%%
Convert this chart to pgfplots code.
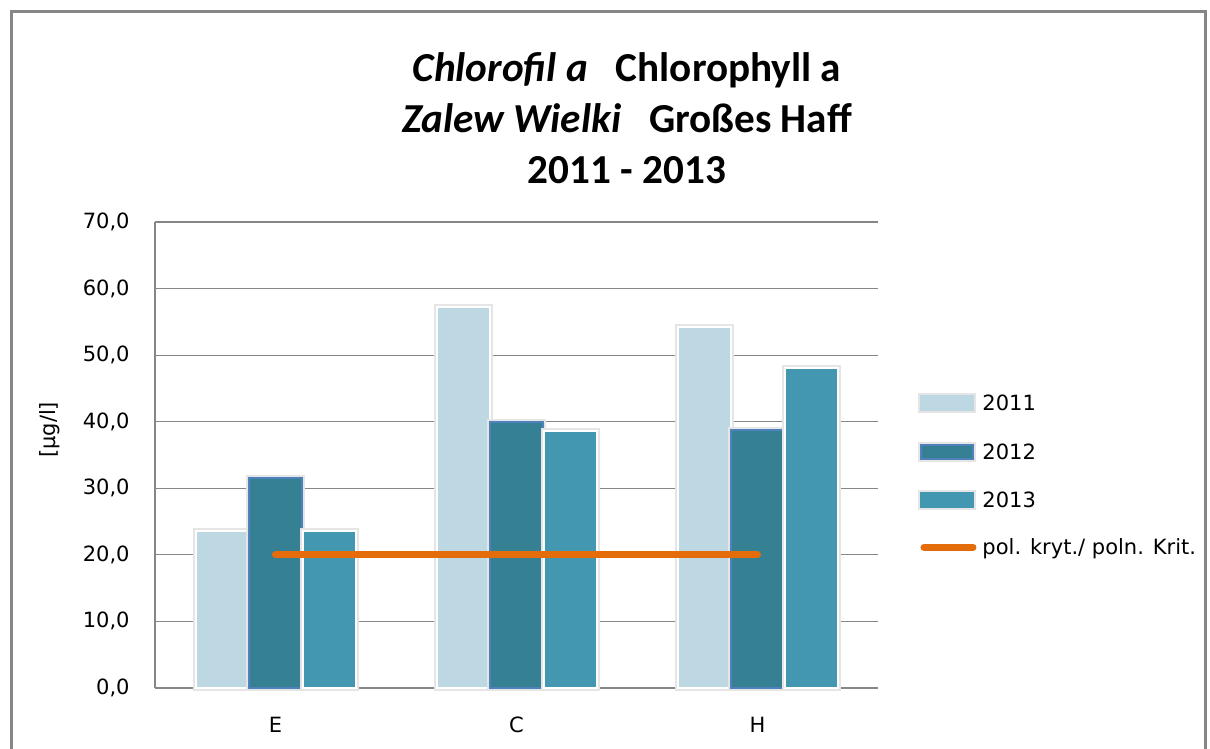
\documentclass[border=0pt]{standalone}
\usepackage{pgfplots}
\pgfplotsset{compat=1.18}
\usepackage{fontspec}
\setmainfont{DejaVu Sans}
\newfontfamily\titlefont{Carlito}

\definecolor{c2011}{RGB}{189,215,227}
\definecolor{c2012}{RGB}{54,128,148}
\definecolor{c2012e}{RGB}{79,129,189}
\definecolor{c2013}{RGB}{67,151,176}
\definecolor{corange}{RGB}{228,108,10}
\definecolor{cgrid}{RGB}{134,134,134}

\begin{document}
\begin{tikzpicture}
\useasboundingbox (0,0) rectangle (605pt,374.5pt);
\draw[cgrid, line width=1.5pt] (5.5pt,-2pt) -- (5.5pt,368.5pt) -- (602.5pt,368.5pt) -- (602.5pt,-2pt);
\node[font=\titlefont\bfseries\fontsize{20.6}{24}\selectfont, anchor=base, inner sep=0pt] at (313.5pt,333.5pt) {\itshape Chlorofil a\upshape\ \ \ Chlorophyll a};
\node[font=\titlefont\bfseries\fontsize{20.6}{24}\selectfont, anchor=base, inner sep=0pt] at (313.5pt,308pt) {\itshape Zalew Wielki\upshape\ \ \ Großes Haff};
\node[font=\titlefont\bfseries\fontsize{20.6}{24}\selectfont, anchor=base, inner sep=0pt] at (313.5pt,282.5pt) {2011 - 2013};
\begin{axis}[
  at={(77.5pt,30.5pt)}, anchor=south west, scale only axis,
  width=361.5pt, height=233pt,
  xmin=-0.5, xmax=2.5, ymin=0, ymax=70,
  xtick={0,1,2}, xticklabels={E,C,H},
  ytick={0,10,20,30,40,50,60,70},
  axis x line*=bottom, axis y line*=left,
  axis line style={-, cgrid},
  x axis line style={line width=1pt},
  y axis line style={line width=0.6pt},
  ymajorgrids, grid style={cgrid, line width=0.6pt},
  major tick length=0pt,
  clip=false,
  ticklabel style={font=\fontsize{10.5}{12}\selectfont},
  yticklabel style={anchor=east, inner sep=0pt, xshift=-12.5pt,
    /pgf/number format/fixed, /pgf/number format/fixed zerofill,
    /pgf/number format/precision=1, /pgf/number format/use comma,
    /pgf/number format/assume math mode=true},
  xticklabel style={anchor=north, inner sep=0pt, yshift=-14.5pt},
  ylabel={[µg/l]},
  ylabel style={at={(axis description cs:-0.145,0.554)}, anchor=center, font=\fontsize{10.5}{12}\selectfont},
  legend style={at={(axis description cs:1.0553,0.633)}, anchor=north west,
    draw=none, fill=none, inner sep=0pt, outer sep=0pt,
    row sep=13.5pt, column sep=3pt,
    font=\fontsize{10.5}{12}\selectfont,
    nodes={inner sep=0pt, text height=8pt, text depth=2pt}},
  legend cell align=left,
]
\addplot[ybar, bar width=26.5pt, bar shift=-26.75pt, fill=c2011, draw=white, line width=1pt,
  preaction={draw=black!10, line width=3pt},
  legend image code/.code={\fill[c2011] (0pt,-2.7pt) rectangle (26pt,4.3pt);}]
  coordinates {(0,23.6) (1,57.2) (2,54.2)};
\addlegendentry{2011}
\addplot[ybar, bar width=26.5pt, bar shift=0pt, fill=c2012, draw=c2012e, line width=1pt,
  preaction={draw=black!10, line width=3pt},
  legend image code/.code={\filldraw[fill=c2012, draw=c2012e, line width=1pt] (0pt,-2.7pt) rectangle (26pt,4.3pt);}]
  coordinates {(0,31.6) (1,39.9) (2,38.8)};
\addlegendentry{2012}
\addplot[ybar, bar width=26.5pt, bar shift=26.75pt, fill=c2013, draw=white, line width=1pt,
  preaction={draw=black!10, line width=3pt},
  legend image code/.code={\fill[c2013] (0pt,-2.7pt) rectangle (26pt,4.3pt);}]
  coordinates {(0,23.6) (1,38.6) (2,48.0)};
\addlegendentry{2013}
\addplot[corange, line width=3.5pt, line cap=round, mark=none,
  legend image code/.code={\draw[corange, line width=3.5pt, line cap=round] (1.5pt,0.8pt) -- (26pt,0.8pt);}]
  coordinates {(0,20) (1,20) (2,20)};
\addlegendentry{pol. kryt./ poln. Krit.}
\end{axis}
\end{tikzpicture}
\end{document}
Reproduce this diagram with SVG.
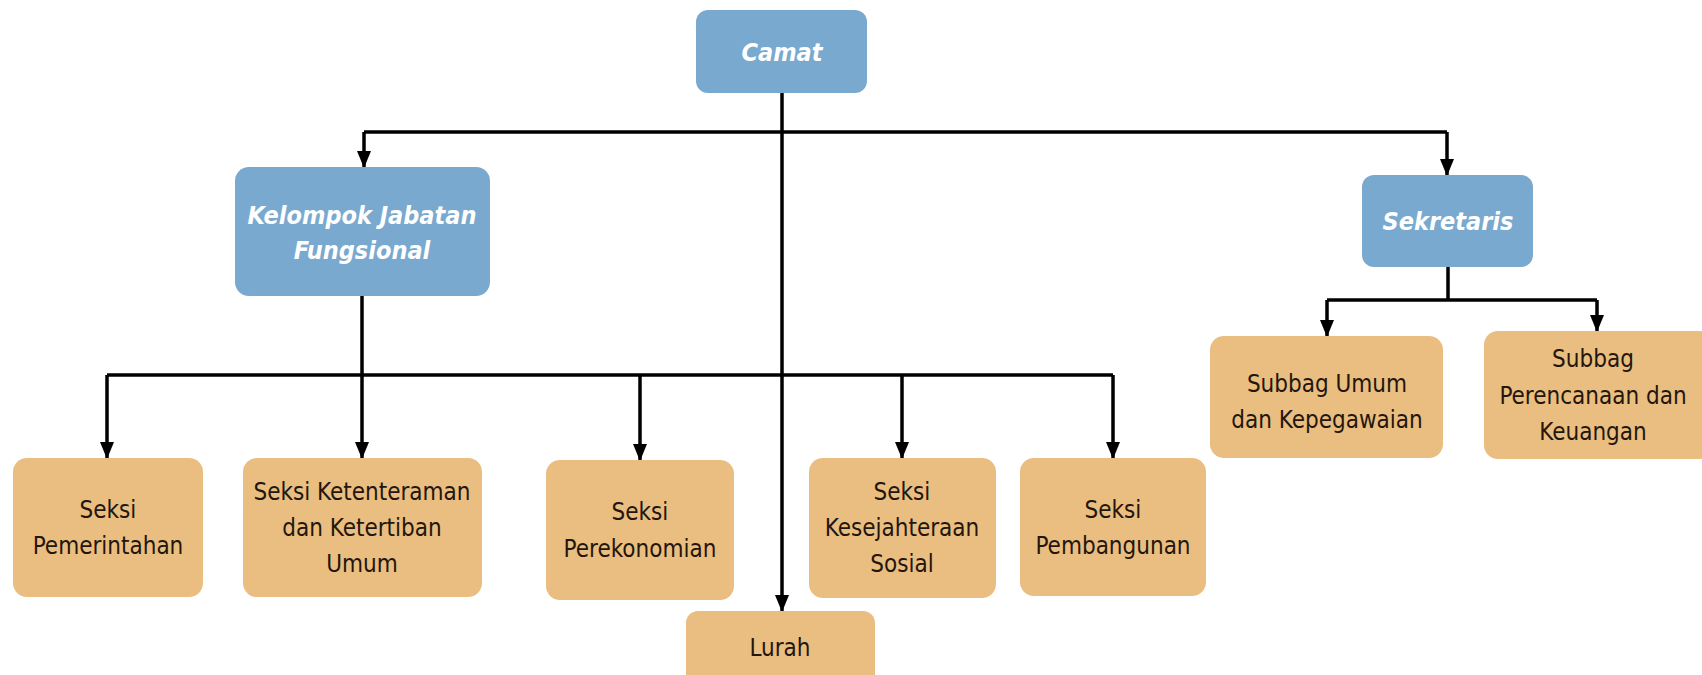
%%
• **What is needed**
Print the records word for word and exclude any picture they hold.

• **Complete output**
Convert this chart to pgfplots code.
\documentclass[border=0pt]{standalone}
\usepackage{pgfplots}
\pgfplotsset{compat=1.18}
\usepackage{fontspec}
\setmainfont{DejaVu Sans}
\newfontfamily\titlefont{Carlito}

\definecolor{c2011}{RGB}{189,215,227}
\definecolor{c2012}{RGB}{54,128,148}
\definecolor{c2012e}{RGB}{79,129,189}
\definecolor{c2013}{RGB}{67,151,176}
\definecolor{corange}{RGB}{228,108,10}
\definecolor{cgrid}{RGB}{134,134,134}

\begin{document}
\begin{tikzpicture}
\useasboundingbox (0,0) rectangle (605pt,374.5pt);
\draw[cgrid, line width=1.5pt] (5.5pt,-2pt) -- (5.5pt,368.5pt) -- (602.5pt,368.5pt) -- (602.5pt,-2pt);
\node[font=\titlefont\bfseries\fontsize{20.6}{24}\selectfont, anchor=base, inner sep=0pt] at (313.5pt,333.5pt) {\itshape Chlorofil a\upshape\ \ \ Chlorophyll a};
\node[font=\titlefont\bfseries\fontsize{20.6}{24}\selectfont, anchor=base, inner sep=0pt] at (313.5pt,308pt) {\itshape Zalew Wielki\upshape\ \ \ Großes Haff};
\node[font=\titlefont\bfseries\fontsize{20.6}{24}\selectfont, anchor=base, inner sep=0pt] at (313.5pt,282.5pt) {2011 - 2013};
\begin{axis}[
  at={(77.5pt,30.5pt)}, anchor=south west, scale only axis,
  width=361.5pt, height=233pt,
  xmin=-0.5, xmax=2.5, ymin=0, ymax=70,
  xtick={0,1,2}, xticklabels={E,C,H},
  ytick={0,10,20,30,40,50,60,70},
  axis x line*=bottom, axis y line*=left,
  axis line style={-, cgrid},
  x axis line style={line width=1pt},
  y axis line style={line width=0.6pt},
  ymajorgrids, grid style={cgrid, line width=0.6pt},
  major tick length=0pt,
  clip=false,
  ticklabel style={font=\fontsize{10.5}{12}\selectfont},
  yticklabel style={anchor=east, inner sep=0pt, xshift=-12.5pt,
    /pgf/number format/fixed, /pgf/number format/fixed zerofill,
    /pgf/number format/precision=1, /pgf/number format/use comma,
    /pgf/number format/assume math mode=true},
  xticklabel style={anchor=north, inner sep=0pt, yshift=-14.5pt},
  ylabel={[µg/l]},
  ylabel style={at={(axis description cs:-0.145,0.554)}, anchor=center, font=\fontsize{10.5}{12}\selectfont},
  legend style={at={(axis description cs:1.0553,0.633)}, anchor=north west,
    draw=none, fill=none, inner sep=0pt, outer sep=0pt,
    row sep=13.5pt, column sep=3pt,
    font=\fontsize{10.5}{12}\selectfont,
    nodes={inner sep=0pt, text height=8pt, text depth=2pt}},
  legend cell align=left,
]
\addplot[ybar, bar width=26.5pt, bar shift=-26.75pt, fill=c2011, draw=white, line width=1pt,
  preaction={draw=black!10, line width=3pt},
  legend image code/.code={\fill[c2011] (0pt,-2.7pt) rectangle (26pt,4.3pt);}]
  coordinates {(0,23.6) (1,57.2) (2,54.2)};
\addlegendentry{2011}
\addplot[ybar, bar width=26.5pt, bar shift=0pt, fill=c2012, draw=c2012e, line width=1pt,
  preaction={draw=black!10, line width=3pt},
  legend image code/.code={\filldraw[fill=c2012, draw=c2012e, line width=1pt] (0pt,-2.7pt) rectangle (26pt,4.3pt);}]
  coordinates {(0,31.6) (1,39.9) (2,38.8)};
\addlegendentry{2012}
\addplot[ybar, bar width=26.5pt, bar shift=26.75pt, fill=c2013, draw=white, line width=1pt,
  preaction={draw=black!10, line width=3pt},
  legend image code/.code={\fill[c2013] (0pt,-2.7pt) rectangle (26pt,4.3pt);}]
  coordinates {(0,23.6) (1,38.6) (2,48.0)};
\addlegendentry{2013}
\addplot[corange, line width=3.5pt, line cap=round, mark=none,
  legend image code/.code={\draw[corange, line width=3.5pt, line cap=round] (1.5pt,0.8pt) -- (26pt,0.8pt);}]
  coordinates {(0,20) (1,20) (2,20)};
\addlegendentry{pol. kryt./ poln. Krit.}
\end{axis}
\end{tikzpicture}
\end{document}
Reproduce this diagram with SVG.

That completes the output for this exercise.